And meanwhile I’m stuck wondering why they don’t make pizzas square, to fit the box…
…or why if they put a round pizza in a square box, why is the little plastic table thingy in the middle of the pizza round and not square? I tell you, geniuses figure this stuff out…
In the very hot oven, the corners of a rectangular pizza are not enough cooled by the wet topping, the dough in the corners would become coal.
Better a round box; for a downward delivery, the pizza could roll itself to destination.
Your ordering from the wrong pizza joint. Square pizza originated in Sicily and was originally called “Sicilian Pizza”. It was an alternative to the “party pizzas” that were round.
Square boxes are cheaper to make.
And to stow flat. Unfolding them gives the staff something to do in slow moments.
The ancient Greek mathematician Eratosthenes theorized that the little round plastic-table-thingy on top of the pizza, when rotated around the periphery of the pie, made 11-1/4 epicycles around the perimeter. This gave the ancient Greek mariner his “pontiesis”, which later became the Anglo-Saxon mariner’s “points", and which today the landlubber calls a “slice”.
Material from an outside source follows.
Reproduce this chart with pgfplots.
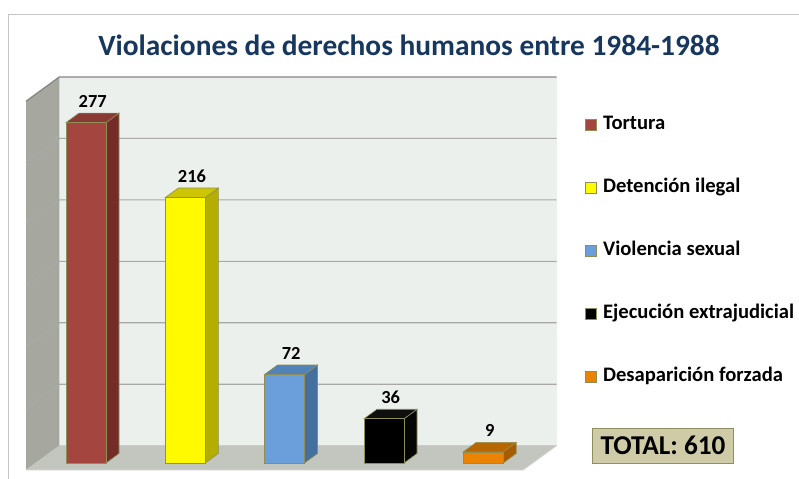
\documentclass[border=0pt]{standalone}
\usepackage{fontspec}
\setmainfont{Carlito}
\usepackage{pgfplots}
\pgfplotsset{compat=1.18}
\definecolor{titlec}{HTML}{17375E}
\definecolor{wallback}{HTML}{ECF0EC}
\definecolor{wallside}{HTML}{A6A8A0}
\definecolor{floorc}{HTML}{C3C5BF}
\definecolor{gridc}{HTML}{A8A8A8}
\definecolor{edgec}{HTML}{8E8E55}
\definecolor{tortF}{HTML}{A4463F}\definecolor{tortS}{HTML}{732C28}\definecolor{tortT}{HTML}{8A3A34}
\definecolor{detF}{HTML}{FFFA00}\definecolor{detS}{HTML}{B4AE00}\definecolor{detT}{HTML}{CCC500}
\definecolor{vioF}{HTML}{6A9FDB}\definecolor{vioS}{HTML}{446F9E}\definecolor{vioT}{HTML}{5283B8}
\definecolor{ejeF}{HTML}{000000}\definecolor{ejeS}{HTML}{050505}\definecolor{ejeT}{HTML}{0F0F0F}
\definecolor{desF}{HTML}{EB8200}\definecolor{desS}{HTML}{A85C00}\definecolor{desT}{HTML}{B86600}
\definecolor{totalF}{HTML}{CFCBA7}
\definecolor{totalE}{HTML}{8F8E60}
\definecolor{framec}{HTML}{C4C4C4}
\begin{document}
\begin{tikzpicture}
\begin{axis}[
  scale only axis, width=799bp, height=479bp,
  xmin=0, xmax=799, ymin=-13.019, ymax=376.73,
  hide axis, clip=false,
  /pgf/number format/assume math mode=true,
  face/.style={forget plot, draw=edgec, line width=0.6bp},
  front/.style={ybar, bar width=40, bar shift=0pt, draw=edgec, line width=0.6bp,
    nodes near coords,
    nodes near coords style={font=\bfseries\fontsize{18.5}{20}\selectfont, text=black, anchor=center, xshift=6.7bp, yshift=21bp},
    legend image code/.code={\draw[##1, draw=edgec, line width=0.6bp] (0bp,-5bp) rectangle (11bp,6bp);}},
  legend style={at={(axis cs:585,282.9)}, anchor=north west, draw=none, fill=none,
    inner sep=0pt, outer sep=0pt,
    font=\bfseries\fontsize{20.7}{23}\selectfont, row sep=44bp,
    nodes={inner sep=0pt, text height=14bp, text depth=5bp},
    /tikz/every odd column/.append style={column sep=6.5bp}},
  legend cell align=left,
]
% frame
\draw[framec, line width=1.2bp] (axis cs:8.5,-13.019) -- (axis cs:8.5,364.9) -- (axis cs:799,364.9);
% walls
\fill[wallback] (axis cs:59.3,14.08) rectangle (axis cs:556.7,314.08);
\fill[wallside] (axis cs:26,-5.7) -- (axis cs:59.3,14.08) -- (axis cs:59.3,314.08) -- (axis cs:26,294.3) -- cycle;
\fill[floorc] (axis cs:26,-5.7) -- (axis cs:59.3,14.08) -- (axis cs:556.7,14.08) -- (axis cs:523.3,-5.7) -- cycle;
% grid
\pgfplotsinvokeforeach{1,...,5}{
  \draw[gridc, line width=1.1bp] (axis cs:26,{-5.7+50*#1}) -- (axis cs:59.3,{14.08+50*#1}) -- (axis cs:556.7,{14.08+50*#1});
}
\draw[gridc!80!black, line width=1.3bp] (axis cs:26,294.3) -- (axis cs:59.3,314.08) -- (axis cs:556.7,314.08);
\draw[gridc!60, line width=0.8bp] (axis cs:59.3,14.08) -- (axis cs:556.7,14.08);
\draw[white!85!black, line width=0.8bp] (axis cs:26,-5.7) -- (axis cs:523.3,-5.7) -- (axis cs:556.7,14.08);
% side and top faces
\addplot[face, fill=tortS] coordinates {(106,0) (119,7.73) (119,284.73) (106,277)} -- cycle;
\addplot[face, fill=tortT] coordinates {(66,277) (106,277) (119,284.73) (79,284.73)} -- cycle;
\addplot[face, fill=detS] coordinates {(205.3,0) (218.3,7.73) (218.3,223.73) (205.3,216)} -- cycle;
\addplot[face, fill=detT] coordinates {(165.3,216) (205.3,216) (218.3,223.73) (178.3,223.73)} -- cycle;
\addplot[face, fill=vioS] coordinates {(304.5,0) (317.5,7.73) (317.5,79.73) (304.5,72)} -- cycle;
\addplot[face, fill=vioT] coordinates {(264.5,72) (304.5,72) (317.5,79.73) (277.5,79.73)} -- cycle;
\addplot[face, fill=ejeS] coordinates {(404,0) (417,7.73) (417,43.73) (404,36)} -- cycle;
\addplot[face, fill=ejeT] coordinates {(364,36) (404,36) (417,43.73) (377,43.73)} -- cycle;
\addplot[face, fill=desS] coordinates {(503.2,0) (516.2,7.73) (516.2,16.73) (503.2,9)} -- cycle;
\addplot[face, fill=desT] coordinates {(463.2,9) (503.2,9) (516.2,16.73) (476.2,16.73)} -- cycle;
% front faces
\addplot[front, fill=tortF] coordinates {(86,277)};
\addlegendentry{Tortura}
\addplot[front, fill=detF] coordinates {(185.3,216)};
\addlegendentry{Detención ilegal}
\addplot[front, fill=vioF] coordinates {(284.5,72)};
\addlegendentry{Violencia sexual}
\addplot[front, fill=ejeF] coordinates {(384,36)};
\addlegendentry{Ejecución extrajudicial}
\addplot[front, fill=desF] coordinates {(483.2,9)};
\addlegendentry{Desaparición forzada}
% title
\node[anchor=base, text=titlec, font=\bfseries\fontsize{29.5}{34}\selectfont] at (axis cs:409,331.16) {Violaciones de derechos humanos entre 1984-1988};
% total box
\node[draw=totalE, fill=totalF, line width=1bp, minimum width=140.6bp, minimum height=35bp, inner sep=0pt,
  font=\bfseries\fontsize{27.3}{31}\selectfont] at (axis cs:663,14.0) {TOTAL: 610};
\end{axis}
\pgfresetboundingbox
\useasboundingbox (current axis.south west) rectangle (current axis.north east);
\end{tikzpicture}
\end{document}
The trouble was that the plastic-table-thingy’s epicycles were not a perfect 11-1/4 rotations around the perimeter of the pizza. They could be 11 or 11-1/2, and this meant the points, or slices, were never the same size. Since the ancient Greeks used their slices of pizza as a crude but delicious astrolabe to determine their latitude, and the olives they preferred as a topping as a log to reckon mileage, this meant their navigation could be off by as many as four or five olives a day.
In the original version of the Odyssey, at the end of the Trojan War, the goddess Hera cursed the Greeks, by having the boy delivering the pizzas to the victory party drop the all boxes. Then the slices were all bent and lame, and all the olives fell off. Without proper navigation equipment, Ulysses and his men were lost for ten years on the ‘wine dark sea’. When they passed the beautiful Sirens, luring sailors onto the reefs with their hypnotic songs, there were no olives for Ulysses’s men to stuff in their ears, so they used mozzarella (Greek for, “ear plugs would have been better”). All except Ulysses, who instructed his men to lash him to the mast, so he could listen. Which gave us his immortal words: “I know Beyonce. You’re no Beyonce.”
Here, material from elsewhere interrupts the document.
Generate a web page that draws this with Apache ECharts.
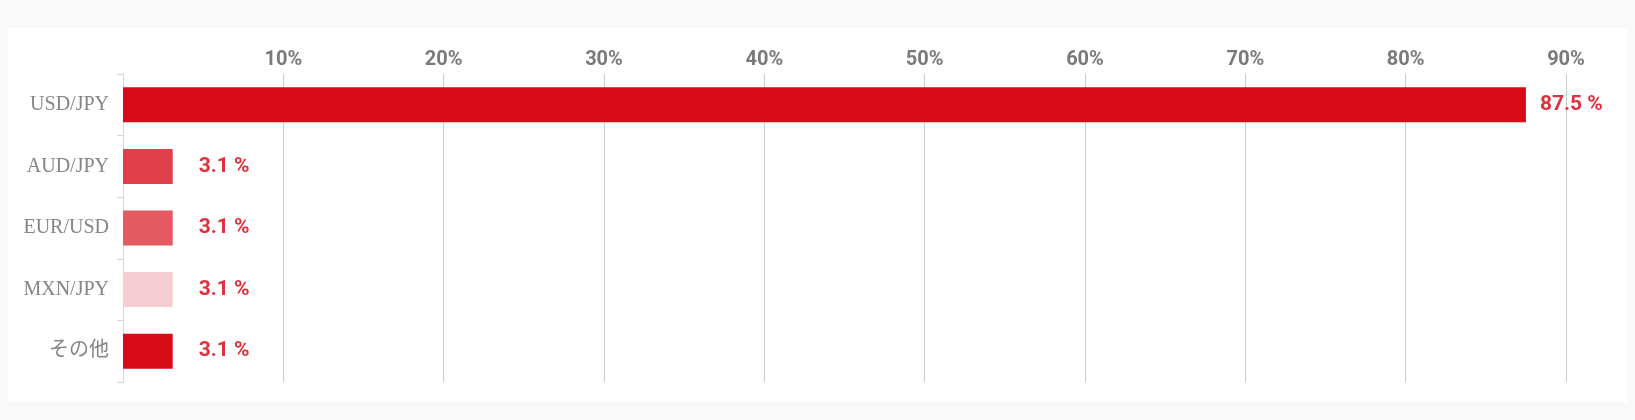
<!DOCTYPE html>
<html>
<head>
<meta charset="utf-8">
<script src="https://cdn.jsdelivr.net/npm/echarts@6/dist/echarts.min.js"></script>
<style>
html,body{margin:0;padding:0;background:#f9f9f9;width:1635px;height:420px;overflow:hidden;}
#panel{position:absolute;left:8px;top:28px;width:1619px;height:374px;background:#ffffff;}
#chart{width:1619px;height:374px;}
</style>
</head>
<body>
<div id="panel"><div id="chart"></div></div>
<script>
const categories = ['USD/JPY', 'AUD/JPY', 'EUR/USD', 'MXN/JPY', 'その他'];
const values = [87.5, 3.1, 3.1, 3.1, 3.1];
const barColors = ['#d70c18', '#e0404a', '#e35a62', '#f5cdd2', '#d70c18'];
const labelDistances = [14, 26, 26, 26, 26];
const xTicks = [0, 10, 20, 30, 40, 50, 60, 70, 80, 90];

const chart = echarts.init(document.getElementById('chart'), null, {renderer: 'canvas'});
chart.setOption({
  animation: false,
  grid: {left: 115, top: 46, width: 1443, height: 308, containLabel: false},
  xAxis: {
    type: 'value',
    position: 'top',
    min: xTicks[0],
    max: xTicks[xTicks.length - 1],
    interval: xTicks[1] - xTicks[0],
    axisLine: {show: false},
    axisTick: {show: false},
    splitLine: {show: true, lineStyle: {color: '#cccccc', width: 1}},
    axisLabel: {
      margin: 4,
      color: '#7a7a7a',
      fontSize: 20,
      fontWeight: 'bold',
      fontFamily: 'Roboto, "Liberation Sans", sans-serif',
      formatter: v => v === 0 ? '' : v + '%'
    }
  },
  yAxis: {
    type: 'category',
    data: categories,
    inverse: true,
    axisLine: {show: true, lineStyle: {color: '#c8d8ea', width: 1}},
    axisTick: {show: true, length: 6, lineStyle: {color: '#c8d8ea'}},
    axisLabel: {
      margin: 14,
      color: '#858585',
      fontSize: 20,
      fontFamily: '"Liberation Serif", "Noto Sans CJK JP", serif'
    }
  },
  series: [{
    type: 'bar',
    barWidth: 35,
    data: values.map((v, i) => ({
      value: v,
      itemStyle: {color: barColors[i]},
      label: {distance: labelDistances[i]}
    })),
    label: {
      show: true,
      position: 'right',
      color: '#e0303a',
      fontSize: 21,
      fontWeight: 'bold',
      fontFamily: 'Roboto, "Liberation Sans", sans-serif',
      formatter: p => p.value + ' %'
    }
  }]
});
</script>
</body>
</html>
The 'Antikythera mechanism’ discovered in an ancient Greek shipwreck in 1902, has been determined to be a computer for dividing up a pizza into perfect slices, and also determine how much each diner had to chip-in to pay for it, as well as the tip (tipiesis). The mechanism could also keep track of who didn’t pay, and determine if the malefactor was to be burned at the stake, or dragged behind a chariot. A very advanced mechanism for its time.
When the Romans become the dominant seagoing power in the Mediterranean in 176 BC and were confronted with the pizza slice navigation problem they solved it by sailing to Naples, destroying the city, and selling the pizza bakers (luigis) into slavery. The Romans were wings guys. Lo-carb all the way, and if you ever tasted their lame bread in the 1960’s you’d know why.
It was Copernicus in the Renaissance that deduced that if the plastic-table-thingy made epicycles around the inside of the pizza box rather than the perimeter of the pie, there would be 360 epicycles, and that if the box was divided from corner to corner into arcs of 90 degrees, and a breadstick were hinged to the corner, they could be used as astrolabes for navigation. “Astrolabe" from the Latin labius, or mouth; tro, or through; and asius, for ass, as in idiot. “I’m an idiot to think something I could put in my mouth would be good for navigation”.
The Romans sailed to Naples to set fire on the Vesuvius, to destroy Naples; unfortunately, the winds destroyed Pompei and not Naples.
The Romans were not real sailors, they ignored the first maritime rule “never piss against the wind”.
You will not make friends among the Americans of Italian origins. The homeland of their ancestors is not based on some bearded fathers, but on the pizza. Italy became a country because of the pizza.
The Greeks would have become a prosperous country too, as Italy, if they had the pizza…
Burning/ blackening at the corners does not occur when the ventilator is switched on. This ensures an even heat distribution in the oven.
Yes, your ‘cake’ looks nice and is probably good.
I was thinking about a real Italian pizza with a very thin dough and less topping.
Cooked in a stone oven, possibly wood heated, at >400°C for less than 90 seconds.
It’s really difficult to toss/spin a blob of pizza dough on your fists and have it come down as a square.